New Residency In Upstate New York Will Give Indigenous Artists Access To Neon Fabrication Studio The Art Newspaper International Art News And Events
A new residency in upstate New York is reframing neon as both a material and a point of access. Lite Brite Neon Studio, the Kingston-based fabrication shop known for projects with Glenn Ligon, Theaster Gates, and Jeffrey Gibson, is partnering with the Walker Youngbird Foundation to launch Native Neon, a residency for Indigenous artists working with neon for the first time.
The program begins in September, with Sarah Rowe as its inaugural recipient. Rowe, an enrolled member of the Ponca Tribe of Nebraska and of Lakota descent, will receive $50,000, a $10,000 stipend, and an approximately week-long residency at the studio. The finished work is expected to be exhibited in a nearby indoor or outdoor space.
For Rowe, whose practice spans drawings, paintings, and installations, the opportunity opens a new material register. Her recent projects include Water Ledger, a 2025-26 solo exhibition at the John Michael Kohler Arts Center in Sheboyagan, Wisconsin, and Starseeds (2023), a 23,000-square-foot mural in Omaha, Nebraska. Both works reflect her interest in scale, place, and the layered histories embedded in landscape.
Rowe has said she is drawn to neon as a form of drawing with light, and to the possibility of translating line work into illumination itself. The residency is likely to engage the theme of the heyoka, the trickster figure in Lakota tradition that recurs throughout her work, and to use color in ways that unsettle perception. She has described the project as a“liminal” space, one that evokes the“realm of the trickster.”
Lite Brite Neon, founded in Brooklyn in 1999 and moved to a 15,000-square-foot facility upstate in 2017, has long sought to make neon more accessible. That goal aligns closely with the foundation's own concerns. Reid Walker, who founded the Walker Youngbird Foundation, said the medium presents“a substantial barrier to entry,” and that the program is intended to demystify the process while helping Native artists expand their practices.

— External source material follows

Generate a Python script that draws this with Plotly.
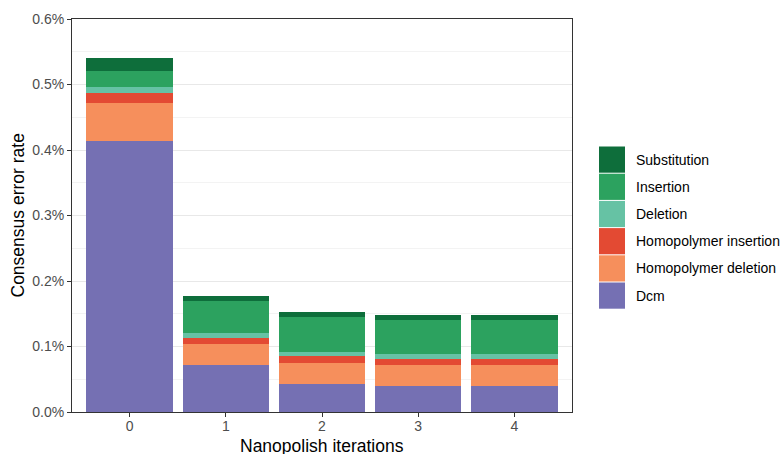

The collaboration developed over several years, beginning when the foundation acquired Marie Watt's Shared Horizon (Keepers of the Eastern Door) (2024), a neon work fabricated at Lite Brite. Watt also advised on the inaugural residency. The result is a program that treats technical access as a form of cultural support, and places Indigenous artists at the center of a medium that has often been expensive, specialized, and difficult to enter.